Hydrazine Dreams I

by Kevin Cameron



I was just chasing down a reference I had remembered in which it was claimed that picric acid (2,4,6,-trinitrophenol) has been used as an energy-boosting additive in racing gasolines. So, no doubt, has everything else under the sun. Picric acid is a high explosie used as a shell-filling in WW I and earlier. Like many early explosives, in the presence of water, and in contact with certain metals that promoted catalytic reactions, it could form "undesirably sensitive explosive compounds." It was normal to varnish the explosives cavity inside steel shells to discourage such catalytic contact. Sounds like dandy stuff.

Why not simply use an oxygen-bearing compound such as nitromethane or nitrous oxide?
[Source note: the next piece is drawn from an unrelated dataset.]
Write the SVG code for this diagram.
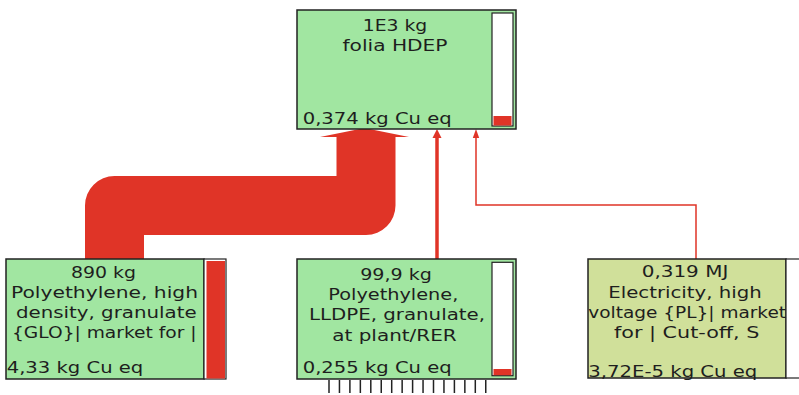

Well, when you add oxygen-smuggling stuff like that, you must also correct the fuel delivered to realize the extra power. When you add explosives, you have a turn-key operation; no mixture correction necessary. Of course, explosives in gasoline are quite often powerful pro-knocks. Indeed, amyl nitrate -- another explosive -- is commonly used as a cetane improver (in effect, a knock-promoter) in Diesel fuel, in which instant light-off is desirable.

In the excellent little volume "Molecules", by P.W. Atkins, he describes the explosive TNT (2,4,6 - trinitrotoluene) as "an assembly of carbon atoms that are on the brink of oxidation; its oxygen atoms have only to be nudged into slightly different locations for them to be able to swoop down on the carbon and hydrogen atoms of the benzenelike ring and carry them off as carbon dioxide and water,leaving the nitrogen atoms to fall together and move off as gaseous nitrogen.
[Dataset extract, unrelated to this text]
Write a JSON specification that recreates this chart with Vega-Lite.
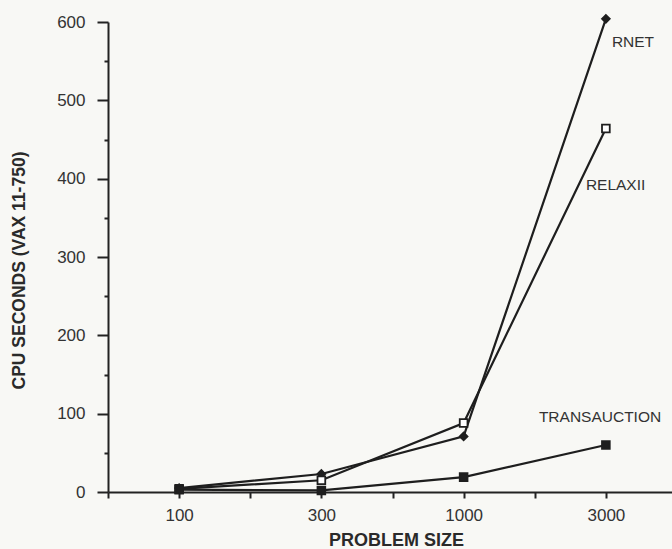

This nice description gives us the essentials of a monopropellant. In high school we used to daydream about running engines on a slurry of pentolite. Marvelous stuff, with a detonation velocity of 8100 meters per second, pentaerythritol tetranitrate was invented in 1891. It became visually famous when Harold Edgerton (the E of E, G, & G) made a widely-circulated photograph of a cube of the stuff exploding, with mathematical-looking plumes of gas flaring from its corners.
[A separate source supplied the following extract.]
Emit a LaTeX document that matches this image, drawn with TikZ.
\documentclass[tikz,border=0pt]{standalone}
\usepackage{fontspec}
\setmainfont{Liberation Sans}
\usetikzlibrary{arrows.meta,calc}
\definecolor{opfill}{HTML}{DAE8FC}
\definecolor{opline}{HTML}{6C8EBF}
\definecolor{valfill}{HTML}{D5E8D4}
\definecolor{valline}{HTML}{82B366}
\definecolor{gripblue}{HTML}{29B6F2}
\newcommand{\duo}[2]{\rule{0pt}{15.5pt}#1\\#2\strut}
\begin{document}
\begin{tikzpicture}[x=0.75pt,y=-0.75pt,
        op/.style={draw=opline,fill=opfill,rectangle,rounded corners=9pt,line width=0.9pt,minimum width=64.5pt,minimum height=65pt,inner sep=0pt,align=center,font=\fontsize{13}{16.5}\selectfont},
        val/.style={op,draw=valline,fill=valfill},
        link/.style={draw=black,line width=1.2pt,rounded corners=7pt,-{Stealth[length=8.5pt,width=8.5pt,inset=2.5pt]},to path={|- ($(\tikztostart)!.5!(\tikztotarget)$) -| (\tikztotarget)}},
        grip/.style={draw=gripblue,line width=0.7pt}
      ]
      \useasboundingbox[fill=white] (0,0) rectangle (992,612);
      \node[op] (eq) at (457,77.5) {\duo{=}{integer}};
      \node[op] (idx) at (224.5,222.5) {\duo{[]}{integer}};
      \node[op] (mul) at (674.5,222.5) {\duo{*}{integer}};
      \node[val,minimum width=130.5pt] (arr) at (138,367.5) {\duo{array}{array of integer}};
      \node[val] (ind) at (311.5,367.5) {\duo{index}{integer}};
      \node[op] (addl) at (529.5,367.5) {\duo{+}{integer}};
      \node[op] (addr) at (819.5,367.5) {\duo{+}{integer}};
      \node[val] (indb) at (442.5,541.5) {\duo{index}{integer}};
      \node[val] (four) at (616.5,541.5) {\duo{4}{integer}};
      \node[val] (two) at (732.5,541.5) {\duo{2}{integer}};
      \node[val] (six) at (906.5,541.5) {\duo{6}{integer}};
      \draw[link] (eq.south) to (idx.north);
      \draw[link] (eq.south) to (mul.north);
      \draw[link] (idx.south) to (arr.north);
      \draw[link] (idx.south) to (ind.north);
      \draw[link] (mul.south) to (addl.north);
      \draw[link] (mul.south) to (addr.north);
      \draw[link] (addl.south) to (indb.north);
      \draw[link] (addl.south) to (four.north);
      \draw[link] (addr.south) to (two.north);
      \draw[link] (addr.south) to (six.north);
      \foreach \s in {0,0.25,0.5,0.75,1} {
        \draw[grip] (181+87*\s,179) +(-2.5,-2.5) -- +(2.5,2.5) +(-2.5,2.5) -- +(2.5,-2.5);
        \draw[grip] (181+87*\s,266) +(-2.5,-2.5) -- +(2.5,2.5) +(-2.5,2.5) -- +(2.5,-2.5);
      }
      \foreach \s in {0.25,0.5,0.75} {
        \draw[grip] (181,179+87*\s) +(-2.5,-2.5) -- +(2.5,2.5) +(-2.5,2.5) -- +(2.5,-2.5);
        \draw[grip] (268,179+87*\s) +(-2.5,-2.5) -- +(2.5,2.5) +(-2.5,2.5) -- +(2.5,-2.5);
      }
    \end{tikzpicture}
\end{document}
I am fascinated by hydrazine. This is strange stuff, with a structure that is hard to put one's finger upon, and the ability to be entirely rearranged or even completely taken to pieces by the electric fields on the surfaces of certain metals. The rocket fuel book says it is stabilized by mixture with toluene and aniline, and by golly that's just what was found with hydrazine in a recently-analyzed sample of "racing gasoline."

Tons of this stuff are used for preparation of boiler feedwater -- because it is so avid in its pursuit of oxygen, that great enemy of boilers. Upon either thermal or catalytic decomposition, hydrazine evolves ammonia, nitrogen, and hydrogen. Although its chemical formula is simple enough - N2H4 - its electronic structure is frightening to behold; I can't even meaningfully read the stuff about it in the rocket-fuel book. The result is that the molecule looks like many things, rather than just obediently sitting still like those smug arrangements of colored balls and shiny rods we played with chemistry.

The attraction of hydrazine is that it can act as a combustion accelerator. In these times of ghastly four-stroke combustion chambers, that is an attractive quality indeed. Yet after the scare stories from the 1960s, when a number of racers inadvertently blew themselves up by mixing highly-concentrated nitromethane/alcohol brews with 1.5% hydrazine, who would want to travel that path? Still, curiosity pads in on silent feet, like a black cat in a dark room.